*Short exercise*:
Begin at the first line of the data and copy each line through the one containing "import seaborn as sns", that line included, with no pictures.

*Source data*:
*-*-*

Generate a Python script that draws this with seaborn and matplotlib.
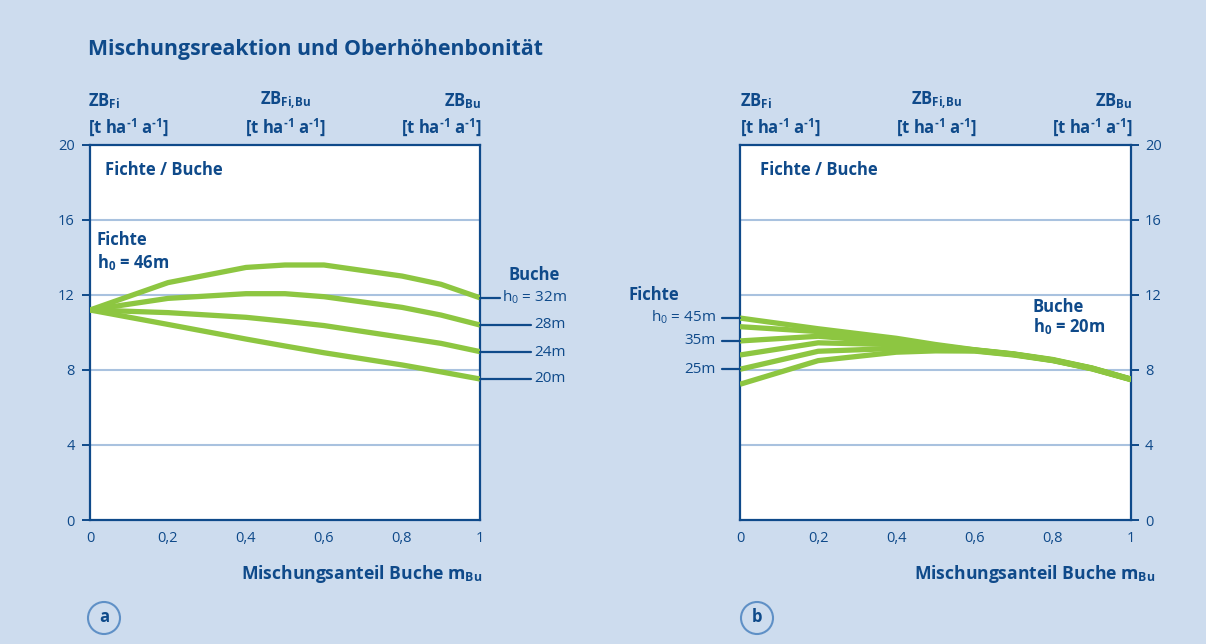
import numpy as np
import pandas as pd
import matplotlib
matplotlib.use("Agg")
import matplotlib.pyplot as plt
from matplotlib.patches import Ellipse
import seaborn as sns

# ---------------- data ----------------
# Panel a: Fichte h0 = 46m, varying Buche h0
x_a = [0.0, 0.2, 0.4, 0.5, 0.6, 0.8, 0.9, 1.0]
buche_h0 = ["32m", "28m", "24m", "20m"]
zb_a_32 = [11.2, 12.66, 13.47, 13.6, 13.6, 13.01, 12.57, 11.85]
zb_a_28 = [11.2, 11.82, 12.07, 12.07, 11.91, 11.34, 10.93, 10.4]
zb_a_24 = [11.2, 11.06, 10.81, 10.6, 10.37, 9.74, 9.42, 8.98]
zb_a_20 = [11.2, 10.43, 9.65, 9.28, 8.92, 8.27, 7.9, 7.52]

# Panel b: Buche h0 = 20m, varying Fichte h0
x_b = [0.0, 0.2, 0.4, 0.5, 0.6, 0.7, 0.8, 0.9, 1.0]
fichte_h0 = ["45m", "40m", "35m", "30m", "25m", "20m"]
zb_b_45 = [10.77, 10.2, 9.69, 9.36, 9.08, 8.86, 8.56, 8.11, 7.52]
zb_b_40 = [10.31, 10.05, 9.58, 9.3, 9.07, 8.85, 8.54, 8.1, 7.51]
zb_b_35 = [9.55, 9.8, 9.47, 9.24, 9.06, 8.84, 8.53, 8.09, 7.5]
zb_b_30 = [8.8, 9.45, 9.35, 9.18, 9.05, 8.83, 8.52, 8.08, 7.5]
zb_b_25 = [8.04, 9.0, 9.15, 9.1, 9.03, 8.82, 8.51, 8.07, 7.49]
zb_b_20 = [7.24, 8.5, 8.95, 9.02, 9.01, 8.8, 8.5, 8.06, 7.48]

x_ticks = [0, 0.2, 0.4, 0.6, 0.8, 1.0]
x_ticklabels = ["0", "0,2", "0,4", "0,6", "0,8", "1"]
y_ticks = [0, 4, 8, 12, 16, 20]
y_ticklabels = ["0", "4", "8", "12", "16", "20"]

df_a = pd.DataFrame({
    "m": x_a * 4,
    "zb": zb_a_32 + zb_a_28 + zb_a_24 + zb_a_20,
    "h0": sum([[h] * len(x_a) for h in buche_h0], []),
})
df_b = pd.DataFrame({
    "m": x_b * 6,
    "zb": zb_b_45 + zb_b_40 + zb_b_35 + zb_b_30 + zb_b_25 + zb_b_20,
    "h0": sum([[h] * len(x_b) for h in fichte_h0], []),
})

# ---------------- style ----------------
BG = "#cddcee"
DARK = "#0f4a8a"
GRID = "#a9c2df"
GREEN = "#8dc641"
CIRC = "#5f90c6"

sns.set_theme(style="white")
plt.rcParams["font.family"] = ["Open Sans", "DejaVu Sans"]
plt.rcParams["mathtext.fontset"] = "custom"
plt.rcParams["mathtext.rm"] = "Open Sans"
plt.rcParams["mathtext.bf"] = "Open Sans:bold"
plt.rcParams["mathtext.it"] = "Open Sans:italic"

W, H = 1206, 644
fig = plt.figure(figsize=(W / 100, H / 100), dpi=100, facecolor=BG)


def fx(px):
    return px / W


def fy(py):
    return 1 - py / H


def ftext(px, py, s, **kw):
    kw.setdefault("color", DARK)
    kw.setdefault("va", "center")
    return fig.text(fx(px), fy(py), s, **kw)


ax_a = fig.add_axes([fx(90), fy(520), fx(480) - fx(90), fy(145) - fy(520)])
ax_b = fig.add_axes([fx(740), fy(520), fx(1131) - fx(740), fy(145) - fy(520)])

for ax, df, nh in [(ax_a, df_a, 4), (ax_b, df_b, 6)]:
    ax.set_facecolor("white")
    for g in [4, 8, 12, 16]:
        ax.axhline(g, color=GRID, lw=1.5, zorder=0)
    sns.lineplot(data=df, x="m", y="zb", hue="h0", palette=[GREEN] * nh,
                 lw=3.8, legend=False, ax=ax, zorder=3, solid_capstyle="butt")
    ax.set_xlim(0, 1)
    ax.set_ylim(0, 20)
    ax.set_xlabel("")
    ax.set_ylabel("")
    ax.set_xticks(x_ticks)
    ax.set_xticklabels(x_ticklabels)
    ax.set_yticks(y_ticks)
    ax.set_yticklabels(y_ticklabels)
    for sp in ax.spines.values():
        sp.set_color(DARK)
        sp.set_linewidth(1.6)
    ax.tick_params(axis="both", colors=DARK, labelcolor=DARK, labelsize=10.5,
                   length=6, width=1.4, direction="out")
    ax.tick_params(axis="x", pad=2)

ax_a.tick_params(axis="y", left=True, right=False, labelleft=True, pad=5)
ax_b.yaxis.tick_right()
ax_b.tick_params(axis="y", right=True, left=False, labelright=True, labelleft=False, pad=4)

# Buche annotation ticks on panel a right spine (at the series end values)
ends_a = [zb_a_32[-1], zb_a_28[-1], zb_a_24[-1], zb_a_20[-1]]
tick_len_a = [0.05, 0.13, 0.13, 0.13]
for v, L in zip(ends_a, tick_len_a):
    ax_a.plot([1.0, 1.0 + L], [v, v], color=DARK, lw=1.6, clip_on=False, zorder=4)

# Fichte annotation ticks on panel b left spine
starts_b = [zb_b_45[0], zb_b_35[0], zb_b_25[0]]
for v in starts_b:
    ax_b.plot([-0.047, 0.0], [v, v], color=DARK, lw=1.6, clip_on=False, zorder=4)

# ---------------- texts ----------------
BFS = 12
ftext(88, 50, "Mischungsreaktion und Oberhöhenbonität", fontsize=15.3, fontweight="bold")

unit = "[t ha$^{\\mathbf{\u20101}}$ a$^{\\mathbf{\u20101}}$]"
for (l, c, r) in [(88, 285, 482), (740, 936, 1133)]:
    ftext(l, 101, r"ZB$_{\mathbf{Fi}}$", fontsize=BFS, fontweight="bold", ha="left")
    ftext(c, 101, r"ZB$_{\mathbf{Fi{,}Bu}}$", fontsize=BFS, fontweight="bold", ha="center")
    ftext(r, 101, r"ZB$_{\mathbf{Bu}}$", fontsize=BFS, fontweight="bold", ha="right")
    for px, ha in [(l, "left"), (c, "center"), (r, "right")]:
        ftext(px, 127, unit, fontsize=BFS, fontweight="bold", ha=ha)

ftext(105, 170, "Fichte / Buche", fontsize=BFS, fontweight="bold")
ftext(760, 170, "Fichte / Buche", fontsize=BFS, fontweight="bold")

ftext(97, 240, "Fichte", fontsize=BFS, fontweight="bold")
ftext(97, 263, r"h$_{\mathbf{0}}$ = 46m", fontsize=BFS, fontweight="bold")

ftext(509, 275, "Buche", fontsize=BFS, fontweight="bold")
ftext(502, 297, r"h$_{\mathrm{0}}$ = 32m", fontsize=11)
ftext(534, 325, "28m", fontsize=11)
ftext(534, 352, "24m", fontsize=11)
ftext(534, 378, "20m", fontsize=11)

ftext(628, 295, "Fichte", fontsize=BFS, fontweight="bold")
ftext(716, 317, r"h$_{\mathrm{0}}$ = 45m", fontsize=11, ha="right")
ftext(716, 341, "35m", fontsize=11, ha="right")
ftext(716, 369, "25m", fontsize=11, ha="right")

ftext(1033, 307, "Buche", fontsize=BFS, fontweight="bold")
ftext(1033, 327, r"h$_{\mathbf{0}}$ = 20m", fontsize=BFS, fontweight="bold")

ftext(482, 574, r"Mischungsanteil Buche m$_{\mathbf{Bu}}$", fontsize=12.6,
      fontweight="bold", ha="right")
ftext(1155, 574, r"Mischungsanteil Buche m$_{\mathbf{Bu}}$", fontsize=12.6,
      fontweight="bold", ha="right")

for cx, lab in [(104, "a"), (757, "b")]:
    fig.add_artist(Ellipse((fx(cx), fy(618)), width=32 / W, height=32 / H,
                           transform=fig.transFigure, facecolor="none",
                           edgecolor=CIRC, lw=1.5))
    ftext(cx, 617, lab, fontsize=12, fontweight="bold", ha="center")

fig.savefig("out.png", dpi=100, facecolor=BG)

*-*-*

*Response to the task*:
Generate a Python script that draws this with seaborn and matplotlib.
import numpy as np
import pandas as pd
import matplotlib
matplotlib.use("Agg")
import matplotlib.pyplot as plt
from matplotlib.patches import Ellipse
import seaborn as sns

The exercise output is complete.